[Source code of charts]
◆ ◆ ◆

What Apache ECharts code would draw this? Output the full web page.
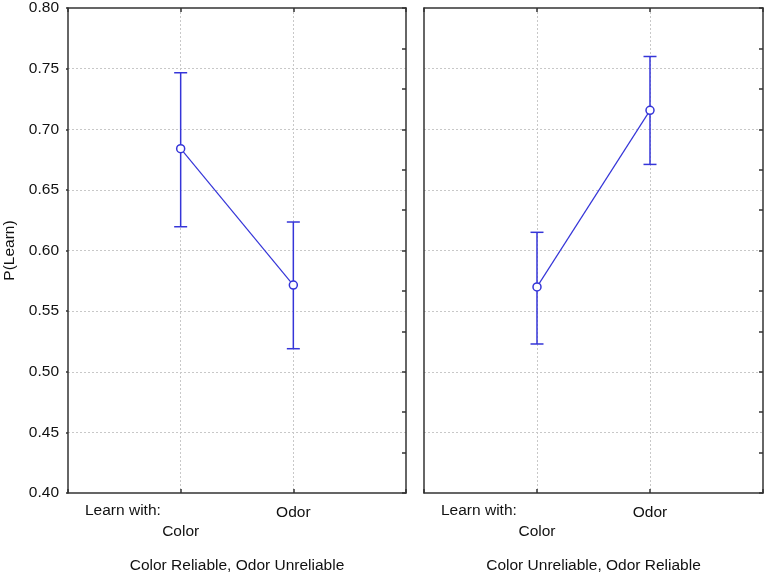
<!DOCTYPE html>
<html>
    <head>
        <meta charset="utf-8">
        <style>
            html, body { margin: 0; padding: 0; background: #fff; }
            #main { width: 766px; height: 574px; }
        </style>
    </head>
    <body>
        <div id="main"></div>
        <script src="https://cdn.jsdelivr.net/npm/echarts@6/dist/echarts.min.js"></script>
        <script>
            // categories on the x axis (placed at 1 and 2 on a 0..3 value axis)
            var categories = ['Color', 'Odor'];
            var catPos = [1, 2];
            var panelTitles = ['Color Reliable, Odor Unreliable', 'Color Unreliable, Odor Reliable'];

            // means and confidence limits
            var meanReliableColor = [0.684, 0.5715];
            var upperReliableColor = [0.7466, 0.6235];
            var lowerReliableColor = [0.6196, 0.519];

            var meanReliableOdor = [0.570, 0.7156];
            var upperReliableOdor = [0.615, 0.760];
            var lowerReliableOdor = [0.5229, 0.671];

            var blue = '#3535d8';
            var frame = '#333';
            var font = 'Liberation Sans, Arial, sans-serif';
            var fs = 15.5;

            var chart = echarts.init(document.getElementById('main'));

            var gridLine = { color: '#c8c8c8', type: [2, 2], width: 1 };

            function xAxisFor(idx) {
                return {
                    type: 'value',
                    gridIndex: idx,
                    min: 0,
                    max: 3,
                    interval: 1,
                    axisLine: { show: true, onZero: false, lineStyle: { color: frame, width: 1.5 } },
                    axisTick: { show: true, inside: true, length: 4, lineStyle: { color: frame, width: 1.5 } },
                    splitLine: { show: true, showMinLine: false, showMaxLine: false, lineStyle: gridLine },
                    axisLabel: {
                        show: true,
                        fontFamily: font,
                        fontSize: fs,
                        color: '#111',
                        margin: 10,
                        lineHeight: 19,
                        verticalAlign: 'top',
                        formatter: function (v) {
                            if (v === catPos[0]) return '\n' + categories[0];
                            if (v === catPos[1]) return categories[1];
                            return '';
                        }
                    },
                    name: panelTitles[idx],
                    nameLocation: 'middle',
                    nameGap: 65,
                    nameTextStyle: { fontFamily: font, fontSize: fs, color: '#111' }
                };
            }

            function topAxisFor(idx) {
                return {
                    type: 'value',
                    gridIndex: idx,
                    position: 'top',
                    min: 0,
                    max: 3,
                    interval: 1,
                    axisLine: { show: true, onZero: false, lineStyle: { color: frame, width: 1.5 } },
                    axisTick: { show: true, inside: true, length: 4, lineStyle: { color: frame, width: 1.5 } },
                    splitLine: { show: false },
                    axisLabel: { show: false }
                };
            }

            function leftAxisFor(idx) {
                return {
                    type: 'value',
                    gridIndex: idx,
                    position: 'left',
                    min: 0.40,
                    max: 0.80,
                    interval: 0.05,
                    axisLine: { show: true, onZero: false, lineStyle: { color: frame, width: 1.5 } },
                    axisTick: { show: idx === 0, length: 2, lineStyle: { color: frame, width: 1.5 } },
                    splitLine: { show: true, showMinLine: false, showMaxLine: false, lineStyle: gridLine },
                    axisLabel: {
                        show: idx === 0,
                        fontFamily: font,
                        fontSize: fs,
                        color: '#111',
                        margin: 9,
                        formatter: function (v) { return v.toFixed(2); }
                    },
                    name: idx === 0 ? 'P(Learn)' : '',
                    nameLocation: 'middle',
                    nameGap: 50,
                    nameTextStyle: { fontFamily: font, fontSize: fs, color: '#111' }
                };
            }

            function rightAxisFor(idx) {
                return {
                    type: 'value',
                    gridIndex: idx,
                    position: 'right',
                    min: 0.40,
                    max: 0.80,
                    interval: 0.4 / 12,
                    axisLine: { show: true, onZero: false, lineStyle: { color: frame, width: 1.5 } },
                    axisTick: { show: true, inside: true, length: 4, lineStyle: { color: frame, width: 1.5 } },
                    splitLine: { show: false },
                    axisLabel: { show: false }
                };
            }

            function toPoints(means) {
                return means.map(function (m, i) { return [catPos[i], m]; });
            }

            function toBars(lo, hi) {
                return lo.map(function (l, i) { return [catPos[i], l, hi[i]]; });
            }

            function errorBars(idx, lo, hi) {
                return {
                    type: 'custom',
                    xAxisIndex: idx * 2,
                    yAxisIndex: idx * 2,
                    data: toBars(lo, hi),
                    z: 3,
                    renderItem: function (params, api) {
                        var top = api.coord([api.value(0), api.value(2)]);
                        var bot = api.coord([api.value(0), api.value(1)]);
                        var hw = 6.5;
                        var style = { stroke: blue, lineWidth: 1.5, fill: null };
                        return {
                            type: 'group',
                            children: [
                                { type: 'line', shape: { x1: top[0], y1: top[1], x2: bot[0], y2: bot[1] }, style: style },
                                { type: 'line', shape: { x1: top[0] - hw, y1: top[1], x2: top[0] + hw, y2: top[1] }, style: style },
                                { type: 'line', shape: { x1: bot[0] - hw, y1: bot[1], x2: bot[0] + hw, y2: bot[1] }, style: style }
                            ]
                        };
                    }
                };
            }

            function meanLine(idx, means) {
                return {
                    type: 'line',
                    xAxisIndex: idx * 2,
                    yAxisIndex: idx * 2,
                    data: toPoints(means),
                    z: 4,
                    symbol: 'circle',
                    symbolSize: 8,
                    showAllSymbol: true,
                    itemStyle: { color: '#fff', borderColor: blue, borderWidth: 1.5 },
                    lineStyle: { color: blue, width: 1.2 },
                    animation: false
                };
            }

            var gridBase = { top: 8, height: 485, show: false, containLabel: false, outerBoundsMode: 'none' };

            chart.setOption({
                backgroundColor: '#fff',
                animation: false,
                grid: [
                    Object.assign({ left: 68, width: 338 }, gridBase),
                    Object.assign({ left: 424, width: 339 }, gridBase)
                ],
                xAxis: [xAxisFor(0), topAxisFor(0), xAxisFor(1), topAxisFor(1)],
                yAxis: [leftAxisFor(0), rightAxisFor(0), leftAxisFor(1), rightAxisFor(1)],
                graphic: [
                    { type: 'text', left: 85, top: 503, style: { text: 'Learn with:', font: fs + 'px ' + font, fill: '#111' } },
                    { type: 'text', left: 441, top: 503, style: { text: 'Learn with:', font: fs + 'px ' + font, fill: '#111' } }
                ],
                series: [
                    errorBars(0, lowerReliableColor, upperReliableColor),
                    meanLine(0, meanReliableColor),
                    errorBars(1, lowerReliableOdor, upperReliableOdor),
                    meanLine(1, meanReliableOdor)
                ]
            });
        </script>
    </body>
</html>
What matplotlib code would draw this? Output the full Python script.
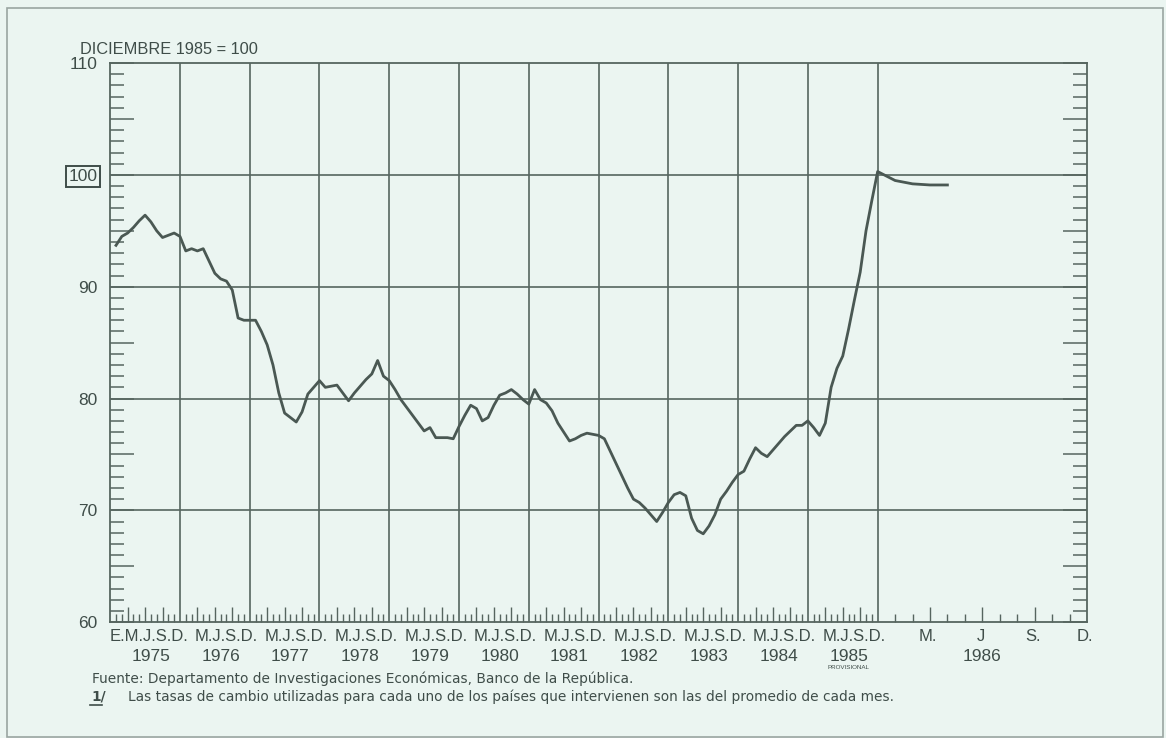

◆ ◆ ◆

▶ WHAT IS BEING ASKED
Pick out every line above that contains the word "Output" and copy it.

▶ RESULT OF THE EXERCISE
What Apache ECharts code would draw this? Output the full web page.
What matplotlib code would draw this? Output the full Python script.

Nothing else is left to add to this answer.